Forum Moderators: Robert Charlton & goodroi
Let's say that for a period of time, I was sloppy, and allowed URLs like the following, which all lead to the same physical page:
mysite/x1/y2/z3
mysite/y2/z3/x1
mysite/z3/x1/y2
etc.
I used a series of RewriteRule lines in my httpd.conf file to force all of the above URLs into a standard format, say:
mysite/x1/y2/z3
i.e. mysite/y2/z3/x1 and mysite/z3/x1/y2 are now converted on the fly by httpd.conf into the one standard format: mysite/x1/y2/z3
<Sigh> So, my question is, is that good enough? With all this talk about 304s, pemanent redirects, etc. etc., I am worried now if the way I used RwreiteCond is the way you fix these things once and for all.
An example of one of my RewriteRules is as follows:
RewriteRule (.*)/variable([0-9]+)/(.*) $1/$3/variable$2 [R=301]
I've got the [R=301] in there. Is that it? Does that make them permanent? Am I missing anything else?
I think I am fine, but I work in a vaccum here, like so many others, with no one to bounce my work off of, so, I would dearly like the opinions of those who know better than I. I am a professonal coder, but when it comes to apache, I am an amateur hack.<grin>
I also hope that by posing this question in such concise detail, that the responses of this community may help others with this same question also confirm that their own efforts are on the right track.
Please accept my thanks in advance. I often just lurk here, and the advice I have found here has been over-the-top (I really mean that.) Bravo to everyone who takes the time to respond to queries like this from people like me.<grin>
I think your example code is too simplistic.

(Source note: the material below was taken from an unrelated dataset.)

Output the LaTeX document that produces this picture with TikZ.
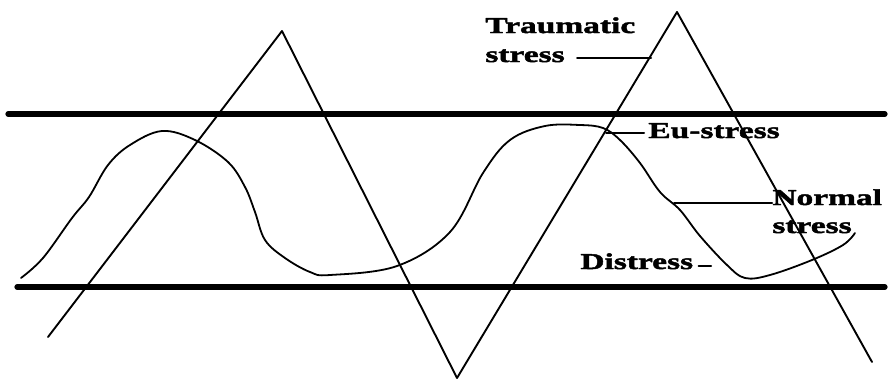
\documentclass[tikz,border=0pt]{standalone}
\usepackage{fontspec}
\newfontfamily\stresslabelfont{Liberation Serif}[FakeStretch=1.48, FakeBold=2]
\begin{document}
\begin{tikzpicture}
% stress curves, drawn on the pixel grid of the scan
\def\pxsz{0.5pt}
\providecommand{\bandLineWidth}{2.6pt}
\providecommand{\zigLineWidth}{0.95pt}
\providecommand{\waveLineWidth}{0.9pt}
\providecommand{\leaderLineWidth}{1pt}
\tikzset{
  stresslabel/.style={font=\stresslabelfont\bfseries\fontsize{11.3}{14.5}\selectfont, inner sep=0pt, anchor=base west},
  leader/.style={line width=\leaderLineWidth},
}
\begin{scope}[x=\pxsz, y=-\pxsz, line cap=round, line join=round]
  \useasboundingbox (0,0) rectangle (894,381);
  % Upper and lower band
  \draw[line width=\bandLineWidth] (8,114) -- (885,114);
  \draw[line width=\bandLineWidth] (17,287) -- (885,287);
  % Traumatic stress zigzag
  \draw[line width=\zigLineWidth] (48,337) -- (282,31) -- (457,378) -- (677,12) -- (872,362);
  % Normal stress wave
  \draw[line width=\waveLineWidth] plot[smooth, tension=0.6] coordinates {
    (21,278) (43,258) (72,218) (89,197) (108,165) (130,145) (162,131)
    (195,140) (228,162) (245,187) (255,212) (265,240) (285,258) (310,272)
    (330,275) (397,266) (450,232) (483,173) (510,140) (545,126) (580,125)
    (603,128) (620,140) (640,163) (660,192) (680,210) (700,236) (727,265)
    (745,278) (770,275) (812,260) (843,245) (855,233)};
  % Leader ends
  \coordinate (traumaticTip) at (651,58);
  \coordinate (euTip) at (606,133);
  \coordinate (normalTip) at (674,203);
  \coordinate (distressTip) at (711,266);
  % Labels
  \node[stresslabel] (traumaticA) at (485,33) {Traumatic};
  \node[stresslabel] (traumaticB) at (485,62) {stress};
  \node[stresslabel] (eu) at (648,138) {Eu-stress};
  \node[stresslabel] (normalA) at (772,205) {Normal};
  \node[stresslabel] (normalB) at (772,233) {stress};
  \node[stresslabel] (distress) at (580,269) {Distress};
  % Leaders
  \draw[leader, shorten <=6pt] (traumaticB.east |- traumaticTip) -- (traumaticTip);
  \draw[leader, shorten >=2pt] (euTip) -- (eu.west |- euTip);
  \draw[leader] (normalTip) -- (normalA.west |- normalTip);
  \draw[leader, shorten <=2.5pt] (distress.east |- distressTip) -- (distressTip);
\end{scope}
\end{tikzpicture}
\end{document}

I think it will match several positions.
I think you need much more code.
If you need the order to be ABC, then you will need to test for, and then correct, each of: ACB, BAC, BCA, CAB and CBA.
The truth is, my final httpd.conf file is 127K. It is full of all of my RewriteConds and RewriteRules... I just extracted one line of it - sorry if that was just too simplistic!<grin>
All that to say, yes, I did test it, and my whole flotilla of rules and conditions does test out the way I need them to work. Together, they solve a bunch of duplicate content and bad URL issues.
Actually, in my rewriteRule example above, it just removes an old useless variable from the URL that is no longer used. My original post above in that respect was unintentionally ambiguous... <embarrassed look>
An example of one of the RewriteRules I used to actually _reorganize_ variables in the URL format is as follows:
RewriteRule (.*)/variable([0-9]+)/(.*) $1/$3/variable$2 [R=301]
With a few of these in a row for different variables, the resulting URLs always come out in the standard format I settled on...
And, as for the 301, what I have is fine then? I've got it right, that the R=301 will remove the duplicates in Google's eyes, so that all the duplicate URLs resolve to the one single standard URL, and eventually the errant duplicates will disappear?
(Thank you again!)
I can also see where Googlebot doesn't go to the correct page, but gets a 301, so I know it's checking back to make sure that URL is still gone.
I am also quite happy to see all the URLs listed at Webmaster Central that are forbidden by robots.txt. Lots of duplicated URLs in there, mostly from my forum which was passing out session IDs like there was no tomorrow! I'll be glad to see all of those pages go away.
And, I've already noticed some of my formerly supplemental pages are dropping the supplemental results badge of dishonor. Still not ranking well, but Googlebot has a lot of old cache dates to still update!
My point was that (.*)varB(.*) will match both ABC and CBA, so be careful.
You also need to make sure that you get from the wrong URL to the correct URL in just one step, avoiding a redirection chain.
By the way, your example has a different number of left ( and right ) brackets - mismatched.